Have you ever bitten into a strawberry that was picked three hours ago? It’s still warm. Chances are it’s also smaller than the ones you’ve seen at the supermarket. Often those are dipped in chocolate—and a good thing, too, because on their own they taste like wet cotton balls. Big strawberries are bred to 1) wow you by their size 2) sit on a shelf for a week. Flavor? Niente.

Taste one that’s small and local. That means it’s bred for flavor, which further means it’s never going to be sold in a supermarket. The farmer grew this variety because he knows he can pick these little guys, pack them in the back of his flatbed and get them into your hands inside a day.

Red cabbage, Asbury Park.

Hot pepper jam, Asbury Park.

If you come across a table behind which stand an elderly woman and her son, and you can’t pronounce their last name, and they make old-style sour rye bread, please buy one.¬† Ask the woman how long she’s been making bread and why she still does it. She wants to talk about it.

Last summer I met a portly man whose parents taught him to make focaccia and fresh bufala mozzarella, in his hometown of Rome, 50 years ago. I could tell you how good this bread and cheese tasted, but you’ve probably already guessed.

Many of these purveyors are keeping ancient traditions alive. One taste, and both the flavor and the link from past to present will astonish you, bring tears to your eyes if you let it.

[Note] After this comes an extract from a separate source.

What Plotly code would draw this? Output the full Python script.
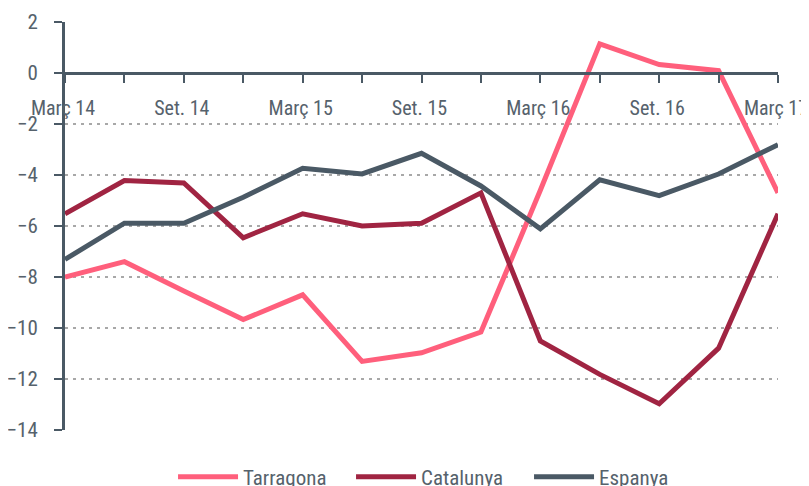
import plotly.graph_objects as go

quarters = ["Març 14", "Juny 14", "Set. 14", "Des. 14",
            "Març 15", "Juny 15", "Set. 15", "Des. 15",
            "Març 16", "Juny 16", "Set. 16", "Des. 16",
            "Març 17"]
tick_labels = ["Març 14", "", "Set. 14", "", "Març 15", "", "Set. 15", "",
               "Març 16", "", "Set. 16", "", "Març 17"]

tarragona = [-8.0, -7.4, -8.55, -9.67, -8.70, -11.31, -10.97, -10.16,
             -4.6, 1.14, 0.33, 0.09, -4.70]
catalunya = [-5.52, -4.22, -4.31, -6.46, -5.52, -6.0, -5.89, -4.70,
             -10.51, -11.82, -12.97, -10.79, -5.52]
espanya = [-7.31, -5.89, -5.89, -4.87, -3.74, -3.96, -3.15, -4.43,
           -6.11, -4.19, -4.81, -3.96, -2.81]

y_ticks = [2, 0, -2, -4, -6, -8, -10, -12, -14]

FONT = "Liberation Sans Narrow, Roboto Condensed, Arial Narrow, Roboto, sans-serif"
TEXT = "#56626c"
AXIS = "#4a5965"

fig = go.Figure()
for name, vals, color in [("Tarragona", tarragona, "#ff5f7c"),
                          ("Catalunya", catalunya, "#a02442"),
                          ("Espanya", espanya, "#4a5965")]:
    fig.add_trace(go.Scatter(x=quarters, y=vals, name=name, mode="lines",
                             line=dict(color=color, width=5)))

W, H = 801, 478
fig.update_layout(
    width=W, height=H,
    margin=dict(l=57, r=31, t=14, b=56, autoexpand=False),
    paper_bgcolor="white", plot_bgcolor="white",
    font=dict(family=FONT, size=21, color=TEXT),
    showlegend=True,
    legend=dict(orientation="h", x=0.526, xanchor="center",
                yref="container", y=(H - 469) / H, yanchor="middle",
                font=dict(size=21, color=TEXT), itemwidth=60, entrywidth=103,
                traceorder="normal"),
    xaxis=dict(type="category", range=[0, 12], anchor="free", position=0.875,
               automargin=False,
               showline=True, linecolor=AXIS, linewidth=3,
               ticks="outside", ticklen=8, tickwidth=2, tickcolor=AXIS,
               tickvals=quarters, ticktext=tick_labels, tickangle=0,
               ticklabelstandoff=8, ticklabelshift=-2, showgrid=False, zeroline=False,
               tickfont=dict(size=20, color=TEXT)),
    yaxis=dict(range=[-14, 2], tickvals=y_ticks, showline=True, linecolor=AXIS,
               automargin=False,
               linewidth=3, ticks="outside", ticklen=8, tickwidth=2, tickcolor=AXIS,
               ticklabelstandoff=12,
               showgrid=True, gridcolor="#a8a8a8", gridwidth=1.5, griddash="3px,5px",
               zeroline=False, tickfont=dict(size=21, color=TEXT)),
)

fig.write_html("out.html")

Heirloom tomatoes, Asbury Park.

Everyday life can make our heads spin. But farmers markets can bring us back down to earth, literally and figuratively. The growers chatting, your neighbors browsing and tasting along with you, the pooches scooting along beside them—all make a farmers market a bustling place. But paradoxically, it can also give us a sense of peace. The handmade, the homegrown, and the people who offer it have the power to soothe the overwrought spirit as well as to make us feel more alive. It can make us want to stretch along with spring itself.